Last year, with the country hard hit by the COVID-19 pandemic, Jordan’s government had promised to track every dinar that the wealthy had hidden in tax havens. But this scrutiny apparently did not apply to the country’s king.
It wasn’t until damning leaked documents obtained by the International Consortium of Investigative Journalists (ICIJ), as part of the Pandora Papers, showed Abdullah had spent more than $100 million on expensive properties across the U.S. and U.K., using a network of front, or shell, companies. The Pandora Papers were born out of the world’s largest journalistic investigation and reveal the inner workings of a shadow economy that benefits the world’s wealthy and well-connected “at the expense of everyone else.”
The Pandora Papers investigation reveals that Abdullah has owned at least 36 front companies in secretive tax havens. Fourteen luxury homes, purchased between 2003 and 2017 and valued at more than $106 million, were bought through those companies.
Abdullah purchased homes in some of the U.K.’s ritziest neighborhoods; and in the U.S. luxury apartments in Washington, D.C. were purchased overlooking the Potomac River.
The ICIJ’s report shows the purchase of adjoining beachfront homes under reconstruction at Point Dume, in a posh area in Los Angeles. One, a seven-bedroom mansion on a bluff overlooking the Pacific Ocean, was bought in 2014 through one of the king’s shell companies for $33.5 million.
The ICIJ’s records show advisers to the king took good care to conceal his real estate holdings.
“Accountants and lawyers in Switzerland and the British Virgin Islands formed shell companies on the king’s behalf and concocted plans to shield his name from public and even confidential government registries,” writes ICIJ’s Will Fitzgibbon.
Abdullah’s attorneys denied anything improper about owning homes through offshore companies. The king is not required to pay taxes under Jordanian law, the attorneys said. Abdullah awards an annual prize for transparency in his name, but a Mid East expert told the ICIJ that Jordan doesn’t have the kind of money that other area monarchies have to allow a king to flaunt such wealth and that the secrecy around the purchases was important to keep the ire of Jordanians off the monarchy.
Last year, the U.S. gave Jordan, one of the poorest countries in the world, more than $1.5 billion in aid and military funding. The European Union agreed to provide the kingdom with more than $218 million to soften the economic blow of the COVID-19 pandemic.
The ICIJ says experts familiar with the region say many Jordanians and the tribal leaders who help keep Abdullah in power would have been alienated if the timing of the purchases were made public.
Last year, the U.S. gave Jordan, one of the poorest countries in the world, more than $1.5 billion in aid and military funding. The European Union agreed to provide the kingdom with more than $218 million to soften the economic blow of the COVID-19 pandemic.

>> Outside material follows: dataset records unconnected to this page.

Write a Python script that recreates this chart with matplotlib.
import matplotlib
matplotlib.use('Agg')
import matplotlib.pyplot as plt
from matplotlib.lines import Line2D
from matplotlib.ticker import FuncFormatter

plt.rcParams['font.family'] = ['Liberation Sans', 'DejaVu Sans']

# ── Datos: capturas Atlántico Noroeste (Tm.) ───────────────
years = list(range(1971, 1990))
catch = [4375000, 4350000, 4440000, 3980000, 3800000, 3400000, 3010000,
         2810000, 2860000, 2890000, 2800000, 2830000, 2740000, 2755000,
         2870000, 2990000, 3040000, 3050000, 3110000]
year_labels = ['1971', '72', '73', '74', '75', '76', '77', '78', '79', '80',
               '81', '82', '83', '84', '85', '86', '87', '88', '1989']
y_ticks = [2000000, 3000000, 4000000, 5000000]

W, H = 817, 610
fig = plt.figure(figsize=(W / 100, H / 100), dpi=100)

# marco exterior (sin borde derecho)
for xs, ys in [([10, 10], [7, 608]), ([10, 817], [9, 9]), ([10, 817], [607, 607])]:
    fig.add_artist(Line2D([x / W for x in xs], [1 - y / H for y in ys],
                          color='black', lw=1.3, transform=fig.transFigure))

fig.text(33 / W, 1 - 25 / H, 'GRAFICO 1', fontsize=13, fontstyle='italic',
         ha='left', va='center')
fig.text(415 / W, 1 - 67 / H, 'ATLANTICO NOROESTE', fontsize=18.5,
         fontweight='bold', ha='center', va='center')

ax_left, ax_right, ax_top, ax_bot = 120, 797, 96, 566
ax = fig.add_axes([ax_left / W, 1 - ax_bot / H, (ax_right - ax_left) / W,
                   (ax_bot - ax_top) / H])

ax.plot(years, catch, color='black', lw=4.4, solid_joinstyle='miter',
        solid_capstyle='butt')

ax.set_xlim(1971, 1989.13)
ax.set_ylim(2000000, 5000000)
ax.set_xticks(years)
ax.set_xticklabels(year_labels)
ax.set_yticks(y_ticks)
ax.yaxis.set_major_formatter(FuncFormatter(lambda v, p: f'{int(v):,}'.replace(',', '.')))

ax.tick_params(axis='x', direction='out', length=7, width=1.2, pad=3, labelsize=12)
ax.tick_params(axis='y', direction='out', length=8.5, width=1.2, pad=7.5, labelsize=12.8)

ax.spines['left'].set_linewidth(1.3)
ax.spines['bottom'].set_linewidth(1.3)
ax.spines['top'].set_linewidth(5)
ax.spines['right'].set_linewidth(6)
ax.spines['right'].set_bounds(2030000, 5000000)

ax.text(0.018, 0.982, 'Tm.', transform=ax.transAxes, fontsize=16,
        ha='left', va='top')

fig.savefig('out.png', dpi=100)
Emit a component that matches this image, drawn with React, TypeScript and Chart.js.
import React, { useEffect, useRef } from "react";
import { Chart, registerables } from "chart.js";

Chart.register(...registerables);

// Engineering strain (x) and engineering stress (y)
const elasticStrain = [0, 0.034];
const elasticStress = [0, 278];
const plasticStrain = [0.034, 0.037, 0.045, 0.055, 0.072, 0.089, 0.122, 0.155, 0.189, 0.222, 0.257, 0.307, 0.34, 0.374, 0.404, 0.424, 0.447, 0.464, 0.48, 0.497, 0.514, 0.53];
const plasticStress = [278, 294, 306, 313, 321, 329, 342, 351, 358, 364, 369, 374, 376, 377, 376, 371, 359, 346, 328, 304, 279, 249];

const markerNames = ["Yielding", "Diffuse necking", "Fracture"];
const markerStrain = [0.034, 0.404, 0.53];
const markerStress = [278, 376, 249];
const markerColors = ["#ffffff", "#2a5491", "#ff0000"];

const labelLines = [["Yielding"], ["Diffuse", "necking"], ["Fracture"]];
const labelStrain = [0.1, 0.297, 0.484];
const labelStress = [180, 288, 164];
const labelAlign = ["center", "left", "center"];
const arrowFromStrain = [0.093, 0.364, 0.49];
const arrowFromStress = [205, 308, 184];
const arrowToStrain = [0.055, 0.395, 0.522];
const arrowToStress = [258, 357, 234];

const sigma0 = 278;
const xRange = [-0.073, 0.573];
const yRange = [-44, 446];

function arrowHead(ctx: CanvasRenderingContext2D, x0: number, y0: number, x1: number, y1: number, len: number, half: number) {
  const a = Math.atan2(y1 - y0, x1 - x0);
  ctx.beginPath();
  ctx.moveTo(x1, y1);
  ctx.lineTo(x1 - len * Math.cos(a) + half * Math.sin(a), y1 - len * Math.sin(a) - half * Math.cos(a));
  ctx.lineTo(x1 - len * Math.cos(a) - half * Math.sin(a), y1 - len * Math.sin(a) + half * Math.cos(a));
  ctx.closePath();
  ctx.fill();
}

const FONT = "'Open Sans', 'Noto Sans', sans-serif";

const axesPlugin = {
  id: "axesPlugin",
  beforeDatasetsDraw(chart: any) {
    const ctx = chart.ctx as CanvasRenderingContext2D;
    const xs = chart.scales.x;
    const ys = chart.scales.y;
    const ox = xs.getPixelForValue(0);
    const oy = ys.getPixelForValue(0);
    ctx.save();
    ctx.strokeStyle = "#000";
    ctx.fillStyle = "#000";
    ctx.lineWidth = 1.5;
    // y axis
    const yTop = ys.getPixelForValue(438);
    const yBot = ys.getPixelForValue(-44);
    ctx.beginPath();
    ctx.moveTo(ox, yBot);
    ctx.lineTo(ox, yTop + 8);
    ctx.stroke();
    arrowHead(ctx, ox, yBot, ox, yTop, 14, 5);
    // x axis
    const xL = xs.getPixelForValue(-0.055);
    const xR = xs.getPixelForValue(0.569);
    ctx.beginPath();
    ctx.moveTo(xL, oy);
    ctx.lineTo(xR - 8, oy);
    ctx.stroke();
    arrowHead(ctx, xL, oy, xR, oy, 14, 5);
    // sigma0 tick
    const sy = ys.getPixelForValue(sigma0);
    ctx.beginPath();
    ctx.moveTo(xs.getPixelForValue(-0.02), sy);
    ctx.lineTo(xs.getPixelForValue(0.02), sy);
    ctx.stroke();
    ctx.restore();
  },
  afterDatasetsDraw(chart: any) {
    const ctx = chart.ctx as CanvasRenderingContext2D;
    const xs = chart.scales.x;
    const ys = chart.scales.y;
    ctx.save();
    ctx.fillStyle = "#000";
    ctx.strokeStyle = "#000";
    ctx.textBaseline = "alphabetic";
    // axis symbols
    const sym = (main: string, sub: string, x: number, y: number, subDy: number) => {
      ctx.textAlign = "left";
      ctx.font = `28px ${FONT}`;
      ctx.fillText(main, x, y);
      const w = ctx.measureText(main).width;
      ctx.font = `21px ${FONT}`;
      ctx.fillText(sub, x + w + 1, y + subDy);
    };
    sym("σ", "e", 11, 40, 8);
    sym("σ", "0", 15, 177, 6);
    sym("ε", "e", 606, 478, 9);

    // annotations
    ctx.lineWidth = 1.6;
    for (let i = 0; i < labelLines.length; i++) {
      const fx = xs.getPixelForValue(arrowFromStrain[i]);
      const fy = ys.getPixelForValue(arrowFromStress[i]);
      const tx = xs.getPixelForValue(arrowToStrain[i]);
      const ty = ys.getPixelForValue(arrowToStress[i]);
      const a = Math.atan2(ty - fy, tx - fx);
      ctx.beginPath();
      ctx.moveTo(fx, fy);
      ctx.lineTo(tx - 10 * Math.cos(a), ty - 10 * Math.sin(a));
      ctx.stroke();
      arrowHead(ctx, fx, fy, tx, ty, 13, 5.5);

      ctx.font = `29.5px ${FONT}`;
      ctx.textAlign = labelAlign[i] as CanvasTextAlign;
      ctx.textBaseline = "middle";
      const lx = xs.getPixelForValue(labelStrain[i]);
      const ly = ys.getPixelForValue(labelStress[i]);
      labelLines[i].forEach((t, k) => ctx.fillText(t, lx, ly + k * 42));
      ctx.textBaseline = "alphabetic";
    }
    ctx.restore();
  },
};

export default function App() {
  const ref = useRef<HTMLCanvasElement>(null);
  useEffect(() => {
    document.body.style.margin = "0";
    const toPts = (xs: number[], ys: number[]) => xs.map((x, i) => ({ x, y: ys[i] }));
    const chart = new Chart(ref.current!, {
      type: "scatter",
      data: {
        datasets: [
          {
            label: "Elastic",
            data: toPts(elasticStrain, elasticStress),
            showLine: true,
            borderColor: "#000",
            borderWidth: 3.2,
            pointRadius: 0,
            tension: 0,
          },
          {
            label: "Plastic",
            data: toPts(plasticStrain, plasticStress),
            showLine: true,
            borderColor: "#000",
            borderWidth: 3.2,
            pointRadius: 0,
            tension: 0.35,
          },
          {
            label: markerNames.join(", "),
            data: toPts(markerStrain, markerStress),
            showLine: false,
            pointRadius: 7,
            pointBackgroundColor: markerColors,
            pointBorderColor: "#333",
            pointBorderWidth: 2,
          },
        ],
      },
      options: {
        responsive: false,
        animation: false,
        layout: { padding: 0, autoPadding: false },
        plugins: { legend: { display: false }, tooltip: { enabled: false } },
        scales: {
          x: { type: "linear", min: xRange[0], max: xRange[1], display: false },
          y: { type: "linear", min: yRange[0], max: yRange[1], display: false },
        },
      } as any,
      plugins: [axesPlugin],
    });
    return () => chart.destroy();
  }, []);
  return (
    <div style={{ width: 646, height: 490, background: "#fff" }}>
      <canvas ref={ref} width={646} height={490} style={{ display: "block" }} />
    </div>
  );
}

As the ICIJ points out, at the time of his luxury D.C. purchases in 2012, the Jordanian people had taken to the streets over the removal of of a fuel subsidy that they feared would plunge them into poverty.

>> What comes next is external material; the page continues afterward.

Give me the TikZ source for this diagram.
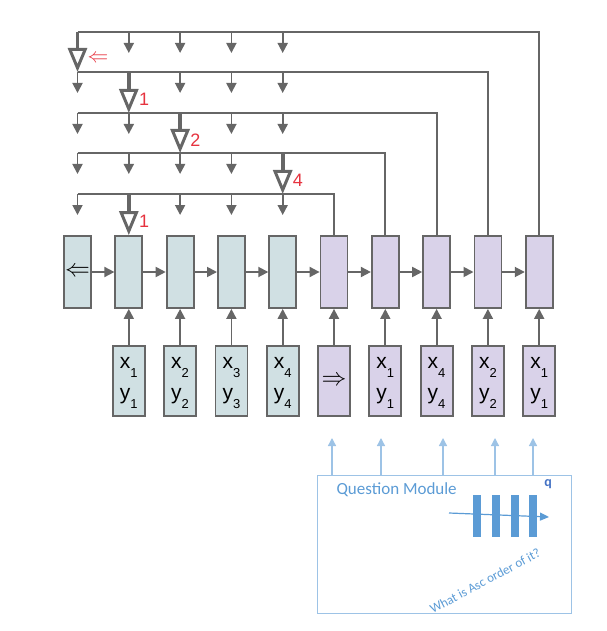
\documentclass[tikz,border=0pt]{standalone}
\usepackage{fontspec}
\setmainfont{Liberation Sans}
\newfontfamily\calibri{Carlito}
\usetikzlibrary{arrows.meta}
\definecolor{linegrey}{HTML}{666666}
\definecolor{encfill}{HTML}{D0E0E3}
\definecolor{decfill}{HTML}{D9D2E9}
\definecolor{ptrred}{HTML}{E6333F}
\definecolor{qblue}{HTML}{5B9BD5}
\definecolor{qline}{HTML}{9DC3E6}
\definecolor{qdark}{HTML}{4472C4}
\newcommand{\lowidx}[1]{\raisebox{-9pt}[0pt][0pt]{\fontsize{13}{13}\selectfont #1}}

\begin{document}
\begin{tikzpicture}[x=1pt, y=-1pt,
    cell/.style={draw=linegrey, line width=1.8pt, minimum width=27pt, minimum height=72pt, inner sep=0pt},
    token/.style={draw=linegrey, line width=1.8pt, minimum width=32pt, minimum height=70pt, inner sep=0pt, align=center, font=\fontsize{21}{31}\selectfont},
    flow/.style={draw=linegrey, line width=1.8pt, -{Triangle[length=10pt, width=10pt]}},
    wire/.style={draw=linegrey, line width=1.8pt},
    pointer/.style={draw=linegrey, line width=3.8pt, -{Triangle[open, length=24pt, width=19pt, line width=3pt]}},
    ptrlabel/.style={text=ptrred, font=\fontsize{18}{18}\selectfont, anchor=west, inner sep=0pt},
    qflow/.style={draw=qline, line width=1.3pt, -{Triangle[length=8pt, width=8pt]}},
    qbar/.style={fill=qblue, minimum width=8pt, minimum height=42pt, inner sep=0pt}]
    \useasboundingbox (0,0) rectangle (606,631);
    \node [cell, fill=encfill] (h0) at (77.5,272) {\fontsize{28}{28}\selectfont$\Leftarrow$};
    \foreach \i in {1,...,4} \node [cell, fill=encfill] (h\i) at ({77.5+51.3*\i},272) {};
    \foreach \i in {5,...,9} \node [cell, fill=decfill] (h\i) at ({77.5+51.3*\i},272) {};
    \foreach \i/\a in {1/1, 2/2, 3/3, 4/4} \node [token, fill=encfill] (in\i) at ({77.5+51.3*\i},381) {x\lowidx{\a}\\y\lowidx{\a}};
    \node [token, fill=decfill] (in5) at (334,381) {\fontsize{28}{28}\selectfont$\Rightarrow$};
    \foreach \i/\a in {6/1, 7/4, 8/2, 9/1} \node [token, fill=decfill] (in\i) at ({77.5+51.3*\i},381) {x\lowidx{\a}\\y\lowidx{\a}};
    \foreach \i in {1,...,9} \draw [flow] (in\i) -- (h\i);
    \foreach \i [count=\j from 1] in {0,...,8} \draw [flow] (h\i) -- (h\j);
    \foreach \k/\y in {1/32, 2/72, 3/113, 4/153, 5/194} \coordinate (r\k) at (77.5,\y);
    \coordinate (r6) at (h0.north);
    \foreach \k/\t/\p/\lab/\n in {1/9/0/{\fontsize{22}{22}\selectfont$\Leftarrow$}/2, 2/8/1/1/3, 3/7/2/2/4, 4/6/4/4/5, 5/5/1/1/6} {
        \draw [wire] (r\k) -| (h\t.north);
        \foreach \c in {0,...,4} {\ifnum\c=\p\else \draw [flow] (r\k -| h\c) -- ++(0,21); \fi}
        \draw [pointer] (r\k -| h\p) -- (r\n -| h\p);
        \path (r\k -| h\p) ++(10,27) node [ptrlabel] (lbl\k) {\lab};
    }
    \node [draw=qline, line width=1.2pt, minimum width=254pt, minimum height=138pt, anchor=north west, inner sep=0pt] (qm) at (317,475) {};
    \foreach \x [count=\i] in {332,381,443,495,533} {
        \coordinate (qa\i) at (\x,438);
        \draw [qflow] (qa\i |- qm.north) -- (qa\i);
    }
    \node [anchor=west, text=qblue, font=\calibri\fontsize{17}{17}\selectfont] (qtitle) at (333,490) {Question Module};
    \node [text=qdark, font=\calibri\bfseries\fontsize{14}{14}\selectfont] (qsym) at (548,484) {q};
    \foreach \i in {0,...,3} \node [qbar] (bar\i) at ({477+18.8*\i},516) {};
    \coordinate (qin) at (449,513);
    \coordinate (qout) at (549,517);
    \draw [draw=qblue, line width=1.2pt, -{Triangle[length=9pt, width=8pt]}] (qin) -- (qout);
    \node [rotate=28, text=qblue, font=\calibri\fontsize{13}{13}\selectfont] (qtext) at (485,581) {What is Asc order of it?};
\end{tikzpicture}
\end{document}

“Oh, Abdullah son of Hussien, where did the people’s money go?” they chanted. “There are those stealing millions and the rest eating plain bread.”
The Pandora Papers showed the king had several advisors in his offshore dealing, including Andrew Evans, a British accountant, and the shell company management firm Alcogal. The advisers were careful about keeping things discreet, often referring to him as “final beneficiary” or “you know who.”
This week, Politico reported on documents filed with the U.S. Justice Department that showed in the days before the publishing of the Pandora Papers, Abdullah, who is a close ally of the U.S., was in the midst of hiring a law firm to provide “legal advice related to potential defamation and other legal remedies associated with inquiries” or reports involving him.
The 59-year-old also hired a PR firm specializing in reputation management and negative suppression before the stories about his offshore activities came out.